Walk in the Woods
Finally, it's here!
You know the feeling-- that first morning when the air is crisp and the breeze is blowing and fall is officially starting!
For us, that means the start of hiking season, and we are fortunate enough to live right next door to the wondrous Kisatchie National Forest. It provides us an vast array of hiking trails, campsites, kayaking and day use areas, and so much more to our community here in Central Louisiana.
On this particular day, we decided to celebrate our first wedding anniversary with a hike on the Kincaid Loop Trail. It's a 9 to 10 mile trail that loops around the peninsula that juts out into Kincaid Lake. Forestry Road 205 runs the length of the stretch of land, meaning hikers can tailor the loop to fit in the mileage desired.
Directions from Alexandria:
- Follow LA Highway 28 West toward the Coliseum, Kincaid Lake area.
- At Gardner, you will see a flashing yellow light. Turn left here onto LA 121 South
- Follow this road until you see a gas station, then take a left onto Forest Route 279/Valentine Lake Road. Follow this road for 4 miles.
- Follow signs toward Kincaid Lake Day Use area. You will also see signs for Valentine Lake. Look for Forestry Road 205.
- Forestry Road 205 will fork right before the camping/day use entrance gate, and bear to the left.
- There will be a parking loop and boat launch. The trailhead starts down by the beach and is a loop.
The trail is of moderate intensity, well maintained, and uses the blue diamond as a trail marker.

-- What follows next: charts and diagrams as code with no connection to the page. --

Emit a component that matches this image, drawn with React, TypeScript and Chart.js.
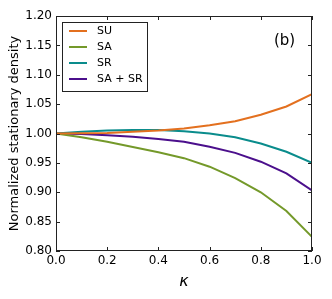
import React, { useEffect, useRef } from "react";
import { Chart, registerables } from "chart.js";

Chart.register(...registerables);

const kappa = [0, 0.1, 0.2, 0.3, 0.4, 0.5, 0.6, 0.7, 0.8, 0.9, 1.0];
const seriesNames = ["SU", "SA", "SR", "SA + SR"];
const su = [1.0, 1.0005, 1.001, 1.003, 1.005, 1.0085, 1.014, 1.021, 1.032, 1.046, 1.067];
const sa = [1.0, 0.9935, 0.986, 0.977, 0.968, 0.958, 0.9435, 0.924, 0.9, 0.868, 0.824];
const sr = [1.0, 1.003, 1.005, 1.006, 1.006, 1.004, 1.0, 0.9935, 0.983, 0.969, 0.95];
const sasr = [1.0, 0.999, 0.997, 0.9945, 0.9905, 0.986, 0.9775, 0.967, 0.952, 0.932, 0.903];
const colors = ["#e3701f", "#74992a", "#0a8c8c", "#4b0f8c"];
const xTicks = [0, 0.2, 0.4, 0.6, 0.8, 1.0];
const yTicks = [0.8, 0.85, 0.9, 0.95, 1.0, 1.05, 1.1, 1.15, 1.2];

const FONT = "'DejaVu Sans', sans-serif";

const decorPlugin = {
  id: "decor",
  afterDraw(chart: any) {
    const ctx = chart.ctx;
    const a = chart.chartArea;
    const xs = chart.scales.x;
    const ys = chart.scales.y;
    ctx.save();
    ctx.strokeStyle = "#222";
    ctx.lineWidth = 1;
    // frame
    ctx.strokeRect(a.left + 0.5, a.top + 0.5, a.right - a.left - 1, a.bottom - a.top - 1);
    // inward ticks
    const tl = 4;
    ctx.beginPath();
    xTicks.forEach((v) => {
      const px = Math.round(xs.getPixelForValue(v)) + 0.5;
      ctx.moveTo(px, a.bottom);
      ctx.lineTo(px, a.bottom - tl);
      ctx.moveTo(px, a.top);
      ctx.lineTo(px, a.top + tl);
    });
    yTicks.forEach((v) => {
      const py = Math.round(ys.getPixelForValue(v)) + 0.5;
      ctx.moveTo(a.left, py);
      ctx.lineTo(a.left + tl, py);
      ctx.moveTo(a.right, py);
      ctx.lineTo(a.right - tl, py);
    });
    ctx.stroke();

    // legend box
    const lx = 62, ly = 22, lw = 85, lh = 69;
    ctx.fillStyle = "#fff";
    ctx.fillRect(lx, ly, lw, lh);
    ctx.strokeStyle = "#222";
    ctx.strokeRect(lx + 0.5, ly + 0.5, lw, lh);
    ctx.font = `11px ${FONT}`;
    ctx.textBaseline = "middle";
    ctx.textAlign = "left";
    seriesNames.forEach((n, i) => {
      const y = 31 + i * 16;
      ctx.strokeStyle = colors[i];
      ctx.lineWidth = 2;
      ctx.beginPath();
      ctx.moveTo(69, y);
      ctx.lineTo(87, y);
      ctx.stroke();
      ctx.fillStyle = "#000";
      ctx.fillText(n, 97, y);
    });

    // panel label
    ctx.font = `15px ${FONT}`;
    ctx.fillStyle = "#000";
    ctx.textAlign = "left";
    ctx.fillText("(b)", 274, 41);

    // y axis title
    ctx.save();
    ctx.translate(15, (a.top + a.bottom) / 2);
    ctx.rotate(-Math.PI / 2);
    ctx.font = `13px ${FONT}`;
    ctx.textAlign = "center";
    ctx.textBaseline = "middle";
    ctx.fillText("Normalized stationary density", 0, 0);
    ctx.restore();

    // x axis title
    ctx.font = `italic 16px ${FONT}`;
    ctx.textAlign = "center";
    ctx.textBaseline = "middle";
    ctx.fillText("κ", (a.left + a.right) / 2, 282);
    ctx.restore();
  },
};

export default function App() {
  const ref = useRef<HTMLCanvasElement>(null);
  useEffect(() => {
    document.body.style.margin = "0";
    const series = [su, sa, sr, sasr];
    const chart = new Chart(ref.current!, {
      type: "line",
      data: {
        labels: kappa,
        datasets: series.map((d, i) => ({
          label: seriesNames[i],
          data: kappa.map((k, j) => ({ x: k, y: d[j] })),
          borderColor: colors[i],
          backgroundColor: colors[i],
          borderWidth: 2,
          pointRadius: 0,
          tension: 0,
          fill: false,
        })),
      },
      options: {
        animation: false,
        responsive: false,
        maintainAspectRatio: false,
        layout: { padding: { left: 0, top: 16, right: 20, bottom: 0 } },
        plugins: { legend: { display: false }, tooltip: { enabled: false } },
        scales: {
          x: {
            type: "linear",
            min: 0,
            max: 1,
            afterBuildTicks: (s: any) => {
              s.ticks = xTicks.map((v) => ({ value: v }));
            },
            afterFit: (s: any) => {
              s.height = 48;
            },
            grid: { display: false, drawTicks: false },
            border: { display: false },
            ticks: {
              color: "#000",
              padding: 3,
              maxRotation: 0,
              font: { family: FONT, size: 12 },
              callback: (v: any) => Number(v).toFixed(1),
            },
          },
          y: {
            type: "linear",
            min: 0.8,
            max: 1.2,
            afterBuildTicks: (s: any) => {
              s.ticks = yTicks.map((v) => ({ value: v }));
            },
            afterFit: (s: any) => {
              s.width = 56;
            },
            grid: { display: false, drawTicks: false },
            border: { display: false },
            ticks: {
              color: "#000",
              padding: 4,
              font: { family: FONT, size: 12 },
              callback: (v: any) => Number(v).toFixed(2),
            },
          },
        },
      },
      plugins: [decorPlugin],
    } as any);
    return () => chart.destroy();
  }, []);
  return (
    <div style={{ width: 332, height: 299 }}>
      <canvas ref={ref} width={332} height={299} style={{ display: "block" }} />
    </div>
  );
}
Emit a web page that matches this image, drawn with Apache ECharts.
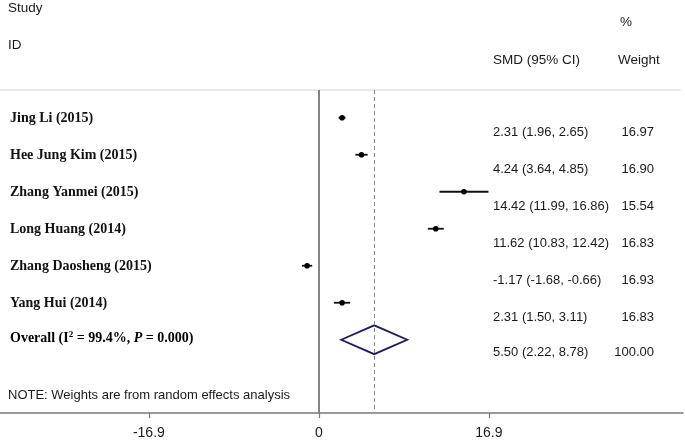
<!DOCTYPE html>
<html>
<head>
<meta charset="utf-8">
<script src="https://cdn.jsdelivr.net/npm/echarts@6/dist/echarts.min.js"></script>
<style>
html,body{margin:0;padding:0;background:#fff;}
#chart{width:685px;height:443px;}
</style>
</head>
<body>
<div id="chart"></div>
<script>
// ---- data ----
const studies = ['Jing Li (2015)', 'Hee Jung Kim (2015)', 'Zhang Yanmei (2015)', 'Long Huang (2014)', 'Zhang Daosheng (2015)', 'Yang Hui (2014)'];
const smd = [2.31, 4.24, 14.42, 11.62, -1.17, 2.31];
const lower = [1.96, 3.64, 11.99, 10.83, -1.68, 1.50];
const upper = [2.65, 4.85, 16.86, 12.42, -0.66, 3.11];
const weights = ['16.97', '16.90', '15.54', '16.83', '16.93', '16.83'];
const overallEst = 5.50;
const overallLower = 2.22;
const overallUpper = 8.78;
const overallWeight = '100.00';
const overallLabel = '{b|Overall (I}{sup|2}{b| = 99.4%, }{bi|P}{b| = 0.000)}';
const tickValues = [-16.9, 0, 16.9];
const tickLabels = ['-16.9', '0', '16.9'];
const noteText = 'NOTE: Weights are from random effects analysis';

const fmt = v => v.toFixed(2);
const ciTexts = smd.map((v, i) => fmt(v) + ' (' + fmt(lower[i]) + ', ' + fmt(upper[i]) + ')');
const overallCI = fmt(overallEst) + ' (' + fmt(overallLower) + ', ' + fmt(overallUpper) + ')';

const chart = echarts.init(document.getElementById('chart'));
const SANS = 'Liberation Sans, Arial, sans-serif';
const SERIF = 'Liberation Serif, Times New Roman, serif';
const TXT = '#1a1a1a';

const studyData = studies.map((s, i) => [lower[i], upper[i], smd[i], i]);
const nRows = studies.length;

const option = {
  animation: false,
  backgroundColor: '#fff',
  grid: { left: 0, right: 2, top: 90, bottom: 30 },
  xAxis: {
    type: 'value', min: -31.7, max: 36.2,
    axisLine: { show: true, onZero: false, lineStyle: { color: '#7a7a7a', width: 1.5 } },
    axisTick: { show: true, customValues: tickValues, length: 5, lineStyle: { color: '#7a7a7a', width: 1.2 } },
    axisLabel: {
      customValues: tickValues, margin: 13,
      formatter: v => { const k = tickValues.findIndex(t => Math.abs(t - v) < 1e-6); return k >= 0 ? tickLabels[k] : ''; },
      fontFamily: SANS, fontSize: 14, color: TXT
    },
    splitLine: { show: false }
  },
  yAxis: { type: 'value', min: -0.75, max: 7.98, inverse: true, show: false },
  graphic: [
    { type: 'line', shape: { x1: 0, y1: 90, x2: 681, y2: 90 }, style: { stroke: '#d4d4d4', lineWidth: 1 } },
    { type: 'text', x: 8, y: 8, style: { text: 'Study', font: '13.5px ' + SANS, fill: TXT, verticalAlign: 'middle' } },
    { type: 'text', x: 8, y: 45, style: { text: 'ID', font: '13.5px ' + SANS, fill: TXT, verticalAlign: 'middle' } },
    { type: 'text', x: 620, y: 22, style: { text: '%', font: '13.5px ' + SANS, fill: TXT, verticalAlign: 'middle' } },
    { type: 'text', x: 493, y: 60, style: { text: 'SMD (95% CI)', font: '13.5px ' + SANS, fill: TXT, verticalAlign: 'middle' } },
    { type: 'text', x: 618, y: 60, style: { text: 'Weight', font: '13.5px ' + SANS, fill: TXT, verticalAlign: 'middle' } },
    { type: 'text', x: 8, y: 395, style: { text: noteText, font: '13px ' + SANS, fill: TXT, verticalAlign: 'middle' } }
  ],
  series: [
    {
      type: 'custom',
      data: studyData,
      renderItem: (params, api) => {
        const row = api.value(3);
        const p1 = api.coord([api.value(0), row]);
        const p2 = api.coord([api.value(1), row]);
        const pc = api.coord([api.value(2), row]);
        const i = params.dataIndex;
        return {
          type: 'group',
          children: [
            { type: 'line', shape: { x1: p1[0], y1: p1[1], x2: p2[0], y2: p2[1] }, style: { stroke: '#111', lineWidth: 1.8 } },
            { type: 'circle', shape: { cx: pc[0], cy: pc[1], r: 2.8 }, style: { fill: '#000' } },
            { type: 'text', x: 10, y: pc[1] + 1, style: { text: studies[i], font: 'bold 14px ' + SERIF, fill: '#111', verticalAlign: 'middle' } },
            { type: 'text', x: 493, y: pc[1] + 15, style: { text: ciTexts[i], font: '13px ' + SANS, fill: TXT, verticalAlign: 'middle' } },
            { type: 'text', x: 654, y: pc[1] + 15, style: { text: weights[i], font: '13px ' + SANS, fill: TXT, align: 'right', verticalAlign: 'middle' } }
          ]
        };
      },
      markLine: {
        silent: true, symbol: ['none', 'none'], label: { show: false },
        data: [
          { xAxis: 0, lineStyle: { color: '#858585', width: 2, type: 'solid' } },
          { xAxis: overallEst, lineStyle: { color: '#8a8a8a', width: 1, type: [4, 3] } }
        ]
      },
      z: 3
    },
    {
      type: 'custom',
      data: [[overallLower, overallUpper, overallEst, nRows]],
      renderItem: (params, api) => {
        const row = api.value(3);
        const pl = api.coord([api.value(0), row]);
        const pr = api.coord([api.value(1), row]);
        const pt = api.coord([api.value(2), row - 0.39]);
        const pb = api.coord([api.value(2), row + 0.39]);
        return {
          type: 'group',
          children: [
            { type: 'polygon', shape: { points: [pl, pt, pr, pb] }, style: { fill: 'none', stroke: '#1c1c6b', lineWidth: 1.8 } },
            { type: 'text', x: 10, y: pl[1] - 1, style: {
                text: overallLabel, verticalAlign: 'middle',
                rich: {
                  b: { fontFamily: SERIF, fontWeight: 'bold', fontSize: 14, color: '#111', lineHeight: 18 },
                  bi: { fontFamily: SERIF, fontWeight: 'bold', fontStyle: 'italic', fontSize: 14, color: '#111', lineHeight: 18 },
                  sup: { fontFamily: SERIF, fontWeight: 'bold', fontSize: 9, color: '#111', verticalAlign: 'top', lineHeight: 12 }
                } } },
            { type: 'text', x: 493, y: pl[1] + 13, style: { text: overallCI, font: '13px ' + SANS, fill: TXT, verticalAlign: 'middle' } },
            { type: 'text', x: 654, y: pl[1] + 13, style: { text: overallWeight, font: '13px ' + SANS, fill: TXT, align: 'right', verticalAlign: 'middle' } }
          ]
        };
      },
      z: 4
    }
  ]
};
chart.setOption(option);
</script>
</body>
</html>
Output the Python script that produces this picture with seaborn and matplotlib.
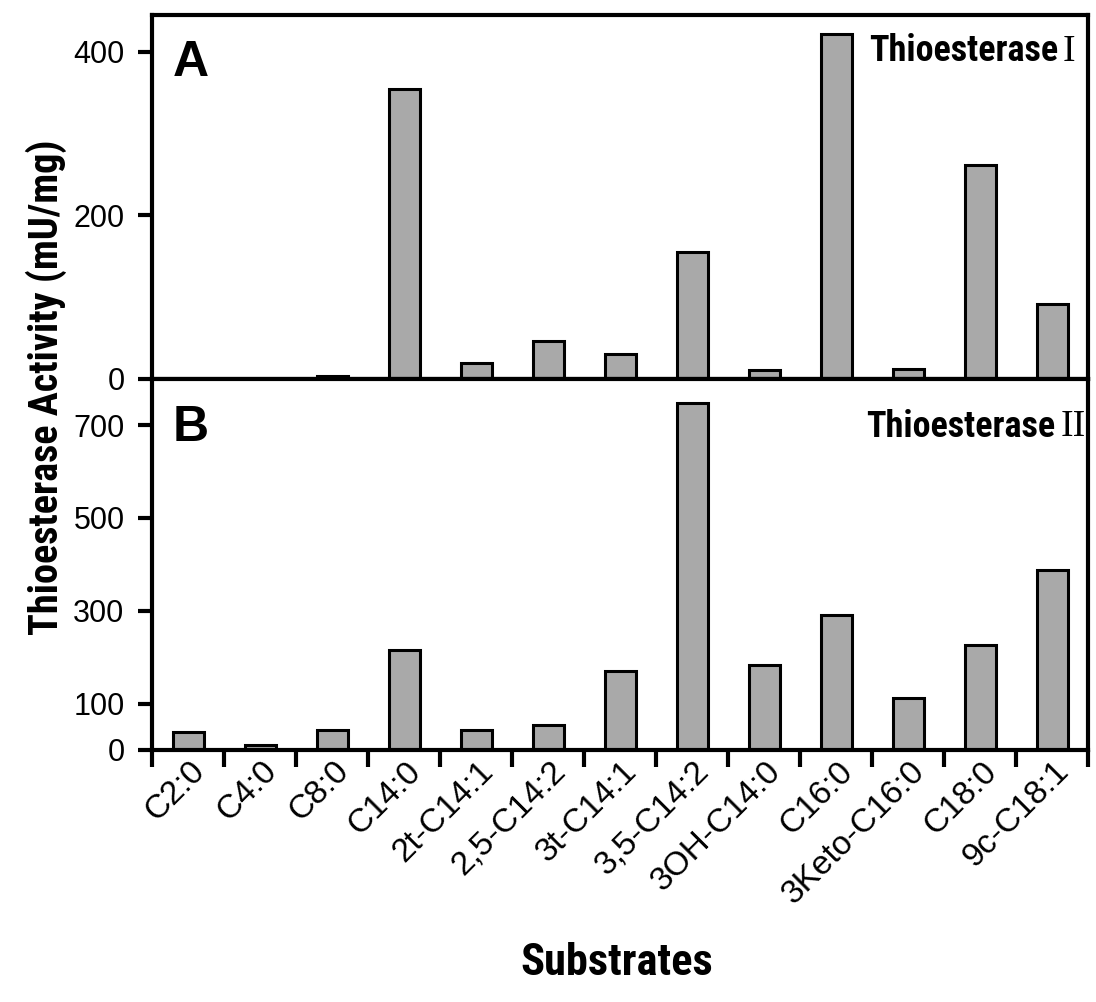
import numpy as np
import pandas as pd
import seaborn as sns
import matplotlib.pyplot as plt
from matplotlib import font_manager
from matplotlib.ticker import FixedLocator
from matplotlib.transforms import ScaledTranslation

substrates = ['C2:0', 'C4:0', 'C8:0', 'C14:0', '2t-C14:1', '2,5-C14:2', '3t-C14:1',
              '3,5-C14:2', '3OH-C14:0', 'C16:0', '3Keto-C16:0', 'C18:0', '9c-C18:1']
activity_te1 = [0, 0, 3, 355, 19, 46, 30, 155, 11, 422, 12, 261, 92]
activity_te2 = [39, 10, 44, 215, 44, 53, 171, 748, 183, 290, 111, 227, 387]

sns.set_style('ticks')
plt.rcParams['font.family'] = ['Liberation Sans', 'DejaVu Sans']
for k in ('text.color', 'axes.labelcolor', 'xtick.color', 'ytick.color', 'axes.edgecolor'):
    plt.rcParams[k] = 'black'

# narrow bold face for the titles, if one is installed
names = {f.name for f in font_manager.fontManager.ttflist}
narrow = 'Liberation Sans'
for cand in ['Liberation Sans Narrow', 'DejaVu Sans Condensed', 'Roboto Condensed',
             'Open Sans Condensed', 'Noto Sans Condensed']:
    if cand in names:
        narrow = cand
        break

df = pd.DataFrame({'substrate': substrates, 'te1': activity_te1, 'te2': activity_te2})

fig = plt.figure(figsize=(10.96, 10.02), dpi=100)
ax1 = fig.add_axes([0.139, 0.622, 0.854, 0.363])
ax2 = fig.add_axes([0.139, 0.2515, 0.854, 0.3705], sharex=ax1)

bar_kw = dict(color='#a9a9a9', edgecolor='black', linewidth=2.2, width=0.43, saturation=1)
sns.barplot(data=df, x='substrate', y='te1', ax=ax1, **bar_kw)
sns.barplot(data=df, x='substrate', y='te2', ax=ax2, **bar_kw)

for ax in (ax1, ax2):
    for sp in ax.spines.values():
        sp.set_linewidth(3)
    ax.set_xlabel('')
    ax.set_ylabel('')
    ax.tick_params(axis='y', direction='out', length=10, width=3, labelsize=22, pad=10)
    ax.set_xlim(-0.5, len(substrates) - 0.5)

ax1.set_ylim(0, 445)
ax1.set_yticks([0, 200, 400])
ax2.set_ylim(0, 800)
ax2.set_yticks([0, 100, 300, 500, 700])

# category labels at bar centres, tick marks at category boundaries
ax1.tick_params(axis='x', which='both', length=0, labelbottom=False)
ax2.xaxis.set_major_locator(FixedLocator(np.arange(len(substrates))))
ax2.set_xticklabels(substrates)
ax2.xaxis.set_minor_locator(FixedLocator(np.arange(-0.5, len(substrates), 1.0)))
ax2.tick_params(axis='x', which='major', length=0, labelsize=24, pad=12)
ax2.tick_params(axis='x', which='minor', direction='out', length=12, width=3)
shift = ScaledTranslation(12 / 100, 0, fig.dpi_scale_trans)
for lab in ax2.get_xticklabels():
    lab.set_rotation(45)
    lab.set_ha('right')
    lab.set_va('center')
    lab.set_rotation_mode('anchor')
    lab.set_transform(lab.get_transform() + shift)

ax1.text(0.022, 0.93, 'A', transform=ax1.transAxes, fontsize=36, fontweight='bold', va='top')
ax2.text(0.022, 0.93, 'B', transform=ax2.transAxes, fontsize=36, fontweight='bold', va='top')

ax1.text(0.968, 0.9, 'Thioesterase', transform=ax1.transAxes, fontsize=26, fontweight='bold',
         family=narrow, ha='right', va='center')
ax1.text(0.973, 0.9, 'I', transform=ax1.transAxes, fontsize=27, family='Liberation Serif',
         ha='left', va='center')
ax2.text(0.965, 0.87, 'Thioesterase', transform=ax2.transAxes, fontsize=26, fontweight='bold',
         family=narrow, ha='right', va='center')
ax2.text(0.97, 0.87, 'II', transform=ax2.transAxes, fontsize=27, family='Liberation Serif',
         ha='left', va='center')

fig.text(0.042, 0.614, 'Thioesterase Activity (mU/mg)', rotation=90, fontsize=29,
         fontweight='bold', family=narrow, ha='center', va='center')
fig.text(0.563, 0.039, 'Substrates', fontsize=32, fontweight='bold', family=narrow,
         ha='center', va='center')

fig.savefig('out.png', dpi=100, facecolor='white')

The trail runs alongside the lake and also up into the elevated portions, so a wide array of flora and fauna may be spotted trailside. On our adventure, we encountered gorgeous Great Egrets, Red Eared Slider Turtles, and a dazzling array of spiders. While we're on the spider topic, if you happen to be one of the first to walk the trail that morning, you most definitely will encounter spider webs across the trail. Not to worry, they're harmless, and help keep the biting bug population at bay!
The landscape is fantastically beautiful. Southern Wild Magnolias are prevalent and curtains of Spanish Moss drape over Bald Cypress and various Oak breeds tucked in among the pine species.
Looking to take a leisurely stroll and possibly camp overnight? The Loop has two RV campsites and two primitive camping sites. The primitive site about half-way through the loop on the southeastern side of the peninsula has the most to offer. There are two fishing docks, well-maintained camping sites, and enough distance from the RV campers to feel remote. The Loop also has a well-maintained beach with sitting areas to have a drink or a snack.
This trail is perfect for those interested in viewing or photographing wildlife, but be sure to keep your eyes open for the blue diamond marker. You might just miss it getting lost in the scenery!